**Data shown**
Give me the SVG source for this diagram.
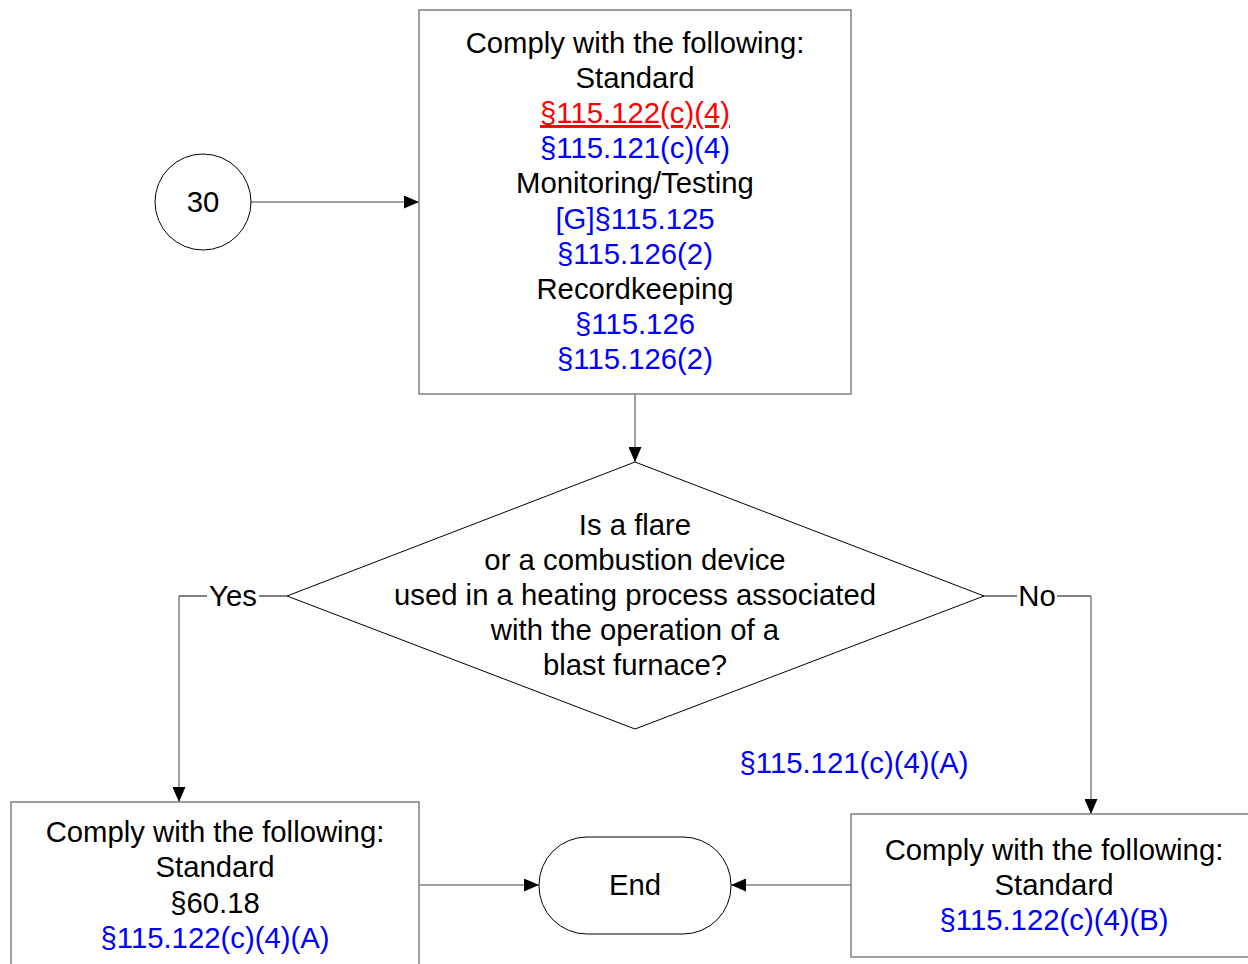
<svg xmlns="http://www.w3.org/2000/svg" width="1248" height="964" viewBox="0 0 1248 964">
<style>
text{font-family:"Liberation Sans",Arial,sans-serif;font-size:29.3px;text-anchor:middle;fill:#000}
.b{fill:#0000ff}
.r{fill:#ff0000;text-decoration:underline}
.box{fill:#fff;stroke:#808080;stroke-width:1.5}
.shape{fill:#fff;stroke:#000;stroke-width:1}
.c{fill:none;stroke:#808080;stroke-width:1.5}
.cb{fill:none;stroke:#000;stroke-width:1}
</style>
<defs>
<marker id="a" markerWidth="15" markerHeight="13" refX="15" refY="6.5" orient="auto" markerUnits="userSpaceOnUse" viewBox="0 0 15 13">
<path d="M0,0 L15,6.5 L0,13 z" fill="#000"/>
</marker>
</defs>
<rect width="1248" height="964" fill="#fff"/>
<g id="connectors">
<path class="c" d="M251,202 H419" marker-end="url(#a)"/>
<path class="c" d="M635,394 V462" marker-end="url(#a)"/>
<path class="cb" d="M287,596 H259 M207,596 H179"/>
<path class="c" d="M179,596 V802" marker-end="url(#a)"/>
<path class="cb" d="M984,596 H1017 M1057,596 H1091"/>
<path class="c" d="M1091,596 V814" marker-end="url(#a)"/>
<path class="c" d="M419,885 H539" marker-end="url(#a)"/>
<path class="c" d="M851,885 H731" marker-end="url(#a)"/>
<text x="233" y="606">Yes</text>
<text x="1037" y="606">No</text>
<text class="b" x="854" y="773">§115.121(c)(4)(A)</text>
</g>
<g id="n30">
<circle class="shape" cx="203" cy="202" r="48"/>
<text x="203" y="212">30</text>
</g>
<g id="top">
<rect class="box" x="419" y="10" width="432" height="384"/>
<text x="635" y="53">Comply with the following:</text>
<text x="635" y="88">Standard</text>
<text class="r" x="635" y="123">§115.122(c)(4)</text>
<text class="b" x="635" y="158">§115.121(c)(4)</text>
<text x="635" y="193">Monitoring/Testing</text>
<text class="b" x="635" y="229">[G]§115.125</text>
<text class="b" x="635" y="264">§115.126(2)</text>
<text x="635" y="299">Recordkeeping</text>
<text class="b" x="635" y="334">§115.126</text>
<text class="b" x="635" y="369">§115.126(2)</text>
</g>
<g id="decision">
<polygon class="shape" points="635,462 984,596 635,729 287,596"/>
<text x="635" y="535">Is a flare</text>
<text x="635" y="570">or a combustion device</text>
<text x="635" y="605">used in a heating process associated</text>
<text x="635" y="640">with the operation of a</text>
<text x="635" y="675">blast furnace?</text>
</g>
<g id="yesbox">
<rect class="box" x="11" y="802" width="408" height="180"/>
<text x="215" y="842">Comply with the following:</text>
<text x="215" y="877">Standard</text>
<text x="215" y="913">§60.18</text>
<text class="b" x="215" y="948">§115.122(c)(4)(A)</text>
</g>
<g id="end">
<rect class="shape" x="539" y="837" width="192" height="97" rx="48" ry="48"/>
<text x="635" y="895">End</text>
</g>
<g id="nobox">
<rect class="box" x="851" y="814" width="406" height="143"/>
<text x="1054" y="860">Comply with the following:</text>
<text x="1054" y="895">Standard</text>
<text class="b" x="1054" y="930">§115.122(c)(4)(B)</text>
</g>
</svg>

**Exercise details**
Repeat the listing above exactly, with no pictures.

**Finished answer**
Give me the SVG source for this diagram.
<svg xmlns="http://www.w3.org/2000/svg" width="1248" height="964" viewBox="0 0 1248 964">
<style>
text{font-family:"Liberation Sans",Arial,sans-serif;font-size:29.3px;text-anchor:middle;fill:#000}
.b{fill:#0000ff}
.r{fill:#ff0000;text-decoration:underline}
.box{fill:#fff;stroke:#808080;stroke-width:1.5}
.shape{fill:#fff;stroke:#000;stroke-width:1}
.c{fill:none;stroke:#808080;stroke-width:1.5}
.cb{fill:none;stroke:#000;stroke-width:1}
</style>
<defs>
<marker id="a" markerWidth="15" markerHeight="13" refX="15" refY="6.5" orient="auto" markerUnits="userSpaceOnUse" viewBox="0 0 15 13">
<path d="M0,0 L15,6.5 L0,13 z" fill="#000"/>
</marker>
</defs>
<rect width="1248" height="964" fill="#fff"/>
<g id="connectors">
<path class="c" d="M251,202 H419" marker-end="url(#a)"/>
<path class="c" d="M635,394 V462" marker-end="url(#a)"/>
<path class="cb" d="M287,596 H259 M207,596 H179"/>
<path class="c" d="M179,596 V802" marker-end="url(#a)"/>
<path class="cb" d="M984,596 H1017 M1057,596 H1091"/>
<path class="c" d="M1091,596 V814" marker-end="url(#a)"/>
<path class="c" d="M419,885 H539" marker-end="url(#a)"/>
<path class="c" d="M851,885 H731" marker-end="url(#a)"/>
<text x="233" y="606">Yes</text>
<text x="1037" y="606">No</text>
<text class="b" x="854" y="773">§115.121(c)(4)(A)</text>
</g>
<g id="n30">
<circle class="shape" cx="203" cy="202" r="48"/>
<text x="203" y="212">30</text>
</g>
<g id="top">
<rect class="box" x="419" y="10" width="432" height="384"/>
<text x="635" y="53">Comply with the following:</text>
<text x="635" y="88">Standard</text>
<text class="r" x="635" y="123">§115.122(c)(4)</text>
<text class="b" x="635" y="158">§115.121(c)(4)</text>
<text x="635" y="193">Monitoring/Testing</text>
<text class="b" x="635" y="229">[G]§115.125</text>
<text class="b" x="635" y="264">§115.126(2)</text>
<text x="635" y="299">Recordkeeping</text>
<text class="b" x="635" y="334">§115.126</text>
<text class="b" x="635" y="369">§115.126(2)</text>
</g>
<g id="decision">
<polygon class="shape" points="635,462 984,596 635,729 287,596"/>
<text x="635" y="535">Is a flare</text>
<text x="635" y="570">or a combustion device</text>
<text x="635" y="605">used in a heating process associated</text>
<text x="635" y="640">with the operation of a</text>
<text x="635" y="675">blast furnace?</text>
</g>
<g id="yesbox">
<rect class="box" x="11" y="802" width="408" height="180"/>
<text x="215" y="842">Comply with the following:</text>
<text x="215" y="877">Standard</text>
<text x="215" y="913">§60.18</text>
<text class="b" x="215" y="948">§115.122(c)(4)(A)</text>
</g>
<g id="end">
<rect class="shape" x="539" y="837" width="192" height="97" rx="48" ry="48"/>
<text x="635" y="895">End</text>
</g>
<g id="nobox">
<rect class="box" x="851" y="814" width="406" height="143"/>
<text x="1054" y="860">Comply with the following:</text>
<text x="1054" y="895">Standard</text>
<text class="b" x="1054" y="930">§115.122(c)(4)(B)</text>
</g>
</svg>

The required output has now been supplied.